- [MATERIAL SUPPLIED]

━━━

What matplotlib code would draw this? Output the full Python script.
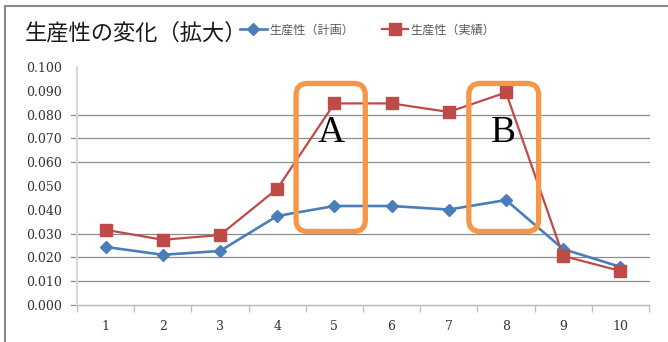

━━━

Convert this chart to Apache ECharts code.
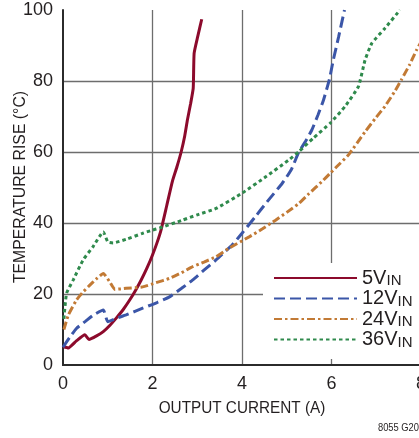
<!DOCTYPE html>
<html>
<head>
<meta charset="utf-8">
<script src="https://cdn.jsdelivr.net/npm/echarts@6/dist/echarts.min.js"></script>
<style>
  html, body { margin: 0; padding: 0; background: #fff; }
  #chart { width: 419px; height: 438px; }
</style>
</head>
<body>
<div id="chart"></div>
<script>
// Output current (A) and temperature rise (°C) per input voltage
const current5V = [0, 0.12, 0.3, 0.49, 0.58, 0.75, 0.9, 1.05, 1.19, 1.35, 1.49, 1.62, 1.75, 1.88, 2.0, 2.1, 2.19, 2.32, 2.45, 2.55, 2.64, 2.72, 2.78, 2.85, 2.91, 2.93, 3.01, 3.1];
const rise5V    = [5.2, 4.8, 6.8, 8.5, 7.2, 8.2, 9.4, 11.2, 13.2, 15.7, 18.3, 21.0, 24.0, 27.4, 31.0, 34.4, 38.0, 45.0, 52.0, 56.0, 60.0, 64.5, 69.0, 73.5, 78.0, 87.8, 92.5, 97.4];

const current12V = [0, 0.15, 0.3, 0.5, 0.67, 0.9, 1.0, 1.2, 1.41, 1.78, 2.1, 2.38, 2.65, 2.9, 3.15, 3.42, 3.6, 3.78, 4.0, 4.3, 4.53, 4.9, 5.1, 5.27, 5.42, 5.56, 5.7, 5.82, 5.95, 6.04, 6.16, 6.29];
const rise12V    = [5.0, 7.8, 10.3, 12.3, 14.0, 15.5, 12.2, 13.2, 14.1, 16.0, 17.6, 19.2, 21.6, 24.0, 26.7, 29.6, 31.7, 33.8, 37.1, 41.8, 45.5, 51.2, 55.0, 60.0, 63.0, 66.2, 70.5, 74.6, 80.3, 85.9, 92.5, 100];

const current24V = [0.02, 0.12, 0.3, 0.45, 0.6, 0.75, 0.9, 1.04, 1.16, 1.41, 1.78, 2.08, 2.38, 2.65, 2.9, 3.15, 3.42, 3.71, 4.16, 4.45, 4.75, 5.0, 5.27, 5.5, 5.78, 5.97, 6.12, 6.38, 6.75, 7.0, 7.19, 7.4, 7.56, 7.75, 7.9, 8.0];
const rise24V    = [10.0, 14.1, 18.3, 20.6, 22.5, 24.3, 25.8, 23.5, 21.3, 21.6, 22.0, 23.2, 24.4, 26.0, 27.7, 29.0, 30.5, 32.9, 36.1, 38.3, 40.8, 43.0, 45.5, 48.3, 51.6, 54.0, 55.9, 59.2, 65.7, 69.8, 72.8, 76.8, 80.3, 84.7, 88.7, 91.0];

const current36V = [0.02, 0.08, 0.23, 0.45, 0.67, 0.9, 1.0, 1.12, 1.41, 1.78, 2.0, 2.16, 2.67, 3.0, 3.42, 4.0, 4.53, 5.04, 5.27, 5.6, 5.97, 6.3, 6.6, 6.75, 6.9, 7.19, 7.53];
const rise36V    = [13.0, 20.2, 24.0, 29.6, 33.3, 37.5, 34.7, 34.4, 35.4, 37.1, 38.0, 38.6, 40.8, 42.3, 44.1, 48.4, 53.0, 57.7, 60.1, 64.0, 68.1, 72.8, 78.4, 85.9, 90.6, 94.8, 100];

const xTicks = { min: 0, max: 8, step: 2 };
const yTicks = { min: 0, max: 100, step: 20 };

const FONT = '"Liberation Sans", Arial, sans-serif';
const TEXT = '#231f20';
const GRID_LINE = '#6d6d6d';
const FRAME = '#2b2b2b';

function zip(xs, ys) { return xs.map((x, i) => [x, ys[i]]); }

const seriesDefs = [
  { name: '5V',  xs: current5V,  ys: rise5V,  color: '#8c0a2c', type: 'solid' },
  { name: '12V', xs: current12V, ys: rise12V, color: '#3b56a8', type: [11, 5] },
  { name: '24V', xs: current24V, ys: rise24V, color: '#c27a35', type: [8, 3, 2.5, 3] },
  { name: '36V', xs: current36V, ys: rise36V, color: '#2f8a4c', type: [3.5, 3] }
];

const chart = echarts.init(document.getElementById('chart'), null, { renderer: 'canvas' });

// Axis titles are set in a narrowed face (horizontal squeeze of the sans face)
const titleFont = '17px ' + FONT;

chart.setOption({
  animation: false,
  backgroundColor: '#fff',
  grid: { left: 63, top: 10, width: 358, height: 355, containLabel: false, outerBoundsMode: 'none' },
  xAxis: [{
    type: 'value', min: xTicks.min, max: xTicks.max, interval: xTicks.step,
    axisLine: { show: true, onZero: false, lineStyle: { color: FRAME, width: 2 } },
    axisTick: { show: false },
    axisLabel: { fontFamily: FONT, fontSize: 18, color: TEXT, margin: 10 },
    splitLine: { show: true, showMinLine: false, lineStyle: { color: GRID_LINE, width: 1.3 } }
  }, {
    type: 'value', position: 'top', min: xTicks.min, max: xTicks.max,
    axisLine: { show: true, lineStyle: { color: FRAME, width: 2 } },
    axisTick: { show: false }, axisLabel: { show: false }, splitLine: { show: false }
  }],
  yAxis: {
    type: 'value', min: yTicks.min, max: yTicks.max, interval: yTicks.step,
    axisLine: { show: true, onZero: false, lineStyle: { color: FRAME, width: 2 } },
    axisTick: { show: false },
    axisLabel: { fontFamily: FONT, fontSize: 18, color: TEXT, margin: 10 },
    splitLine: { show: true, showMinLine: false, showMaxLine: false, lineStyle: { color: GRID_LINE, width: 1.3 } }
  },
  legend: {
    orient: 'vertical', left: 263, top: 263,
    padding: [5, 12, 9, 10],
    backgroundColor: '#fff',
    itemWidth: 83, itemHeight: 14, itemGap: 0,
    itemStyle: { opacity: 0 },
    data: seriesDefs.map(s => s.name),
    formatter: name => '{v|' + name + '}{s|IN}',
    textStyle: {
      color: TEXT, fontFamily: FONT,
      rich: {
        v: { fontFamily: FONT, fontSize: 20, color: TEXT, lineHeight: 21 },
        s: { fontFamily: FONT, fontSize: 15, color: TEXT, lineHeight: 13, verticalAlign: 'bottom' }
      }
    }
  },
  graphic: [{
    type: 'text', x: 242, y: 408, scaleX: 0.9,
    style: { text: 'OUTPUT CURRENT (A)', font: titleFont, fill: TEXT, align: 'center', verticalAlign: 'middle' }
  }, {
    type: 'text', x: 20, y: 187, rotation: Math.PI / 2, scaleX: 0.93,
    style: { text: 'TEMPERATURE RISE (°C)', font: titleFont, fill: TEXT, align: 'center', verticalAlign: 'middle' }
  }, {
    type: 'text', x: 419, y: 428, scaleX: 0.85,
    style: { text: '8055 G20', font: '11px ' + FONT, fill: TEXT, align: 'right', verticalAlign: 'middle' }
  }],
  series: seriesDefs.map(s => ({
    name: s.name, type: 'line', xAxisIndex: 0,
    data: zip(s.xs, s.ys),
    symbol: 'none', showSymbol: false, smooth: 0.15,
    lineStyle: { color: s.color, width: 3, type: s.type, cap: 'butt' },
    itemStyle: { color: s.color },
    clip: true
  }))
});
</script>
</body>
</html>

━━━

- [WHAT IS ASKED] Look above for the line with "Convert this chart to Apache ECharts code." and the line with "84.7, 88.7, 91.0];", then copy exactly the lines from the first through the second, both kept, with no pictures.

- [RESULT]
Convert this chart to Apache ECharts code.
<!DOCTYPE html>
<html>
<head>
<meta charset="utf-8">
<script src="https://cdn.jsdelivr.net/npm/echarts@6/dist/echarts.min.js"></script>
<style>
  html, body { margin: 0; padding: 0; background: #fff; }
  #chart { width: 419px; height: 438px; }
</style>
</head>
<body>
<div id="chart"></div>
<script>
// Output current (A) and temperature rise (°C) per input voltage
const current5V = [0, 0.12, 0.3, 0.49, 0.58, 0.75, 0.9, 1.05, 1.19, 1.35, 1.49, 1.62, 1.75, 1.88, 2.0, 2.1, 2.19, 2.32, 2.45, 2.55, 2.64, 2.72, 2.78, 2.85, 2.91, 2.93, 3.01, 3.1];
const rise5V    = [5.2, 4.8, 6.8, 8.5, 7.2, 8.2, 9.4, 11.2, 13.2, 15.7, 18.3, 21.0, 24.0, 27.4, 31.0, 34.4, 38.0, 45.0, 52.0, 56.0, 60.0, 64.5, 69.0, 73.5, 78.0, 87.8, 92.5, 97.4];

const current12V = [0, 0.15, 0.3, 0.5, 0.67, 0.9, 1.0, 1.2, 1.41, 1.78, 2.1, 2.38, 2.65, 2.9, 3.15, 3.42, 3.6, 3.78, 4.0, 4.3, 4.53, 4.9, 5.1, 5.27, 5.42, 5.56, 5.7, 5.82, 5.95, 6.04, 6.16, 6.29];
const rise12V    = [5.0, 7.8, 10.3, 12.3, 14.0, 15.5, 12.2, 13.2, 14.1, 16.0, 17.6, 19.2, 21.6, 24.0, 26.7, 29.6, 31.7, 33.8, 37.1, 41.8, 45.5, 51.2, 55.0, 60.0, 63.0, 66.2, 70.5, 74.6, 80.3, 85.9, 92.5, 100];

const current24V = [0.02, 0.12, 0.3, 0.45, 0.6, 0.75, 0.9, 1.04, 1.16, 1.41, 1.78, 2.08, 2.38, 2.65, 2.9, 3.15, 3.42, 3.71, 4.16, 4.45, 4.75, 5.0, 5.27, 5.5, 5.78, 5.97, 6.12, 6.38, 6.75, 7.0, 7.19, 7.4, 7.56, 7.75, 7.9, 8.0];
const rise24V    = [10.0, 14.1, 18.3, 20.6, 22.5, 24.3, 25.8, 23.5, 21.3, 21.6, 22.0, 23.2, 24.4, 26.0, 27.7, 29.0, 30.5, 32.9, 36.1, 38.3, 40.8, 43.0, 45.5, 48.3, 51.6, 54.0, 55.9, 59.2, 65.7, 69.8, 72.8, 76.8, 80.3, 84.7, 88.7, 91.0];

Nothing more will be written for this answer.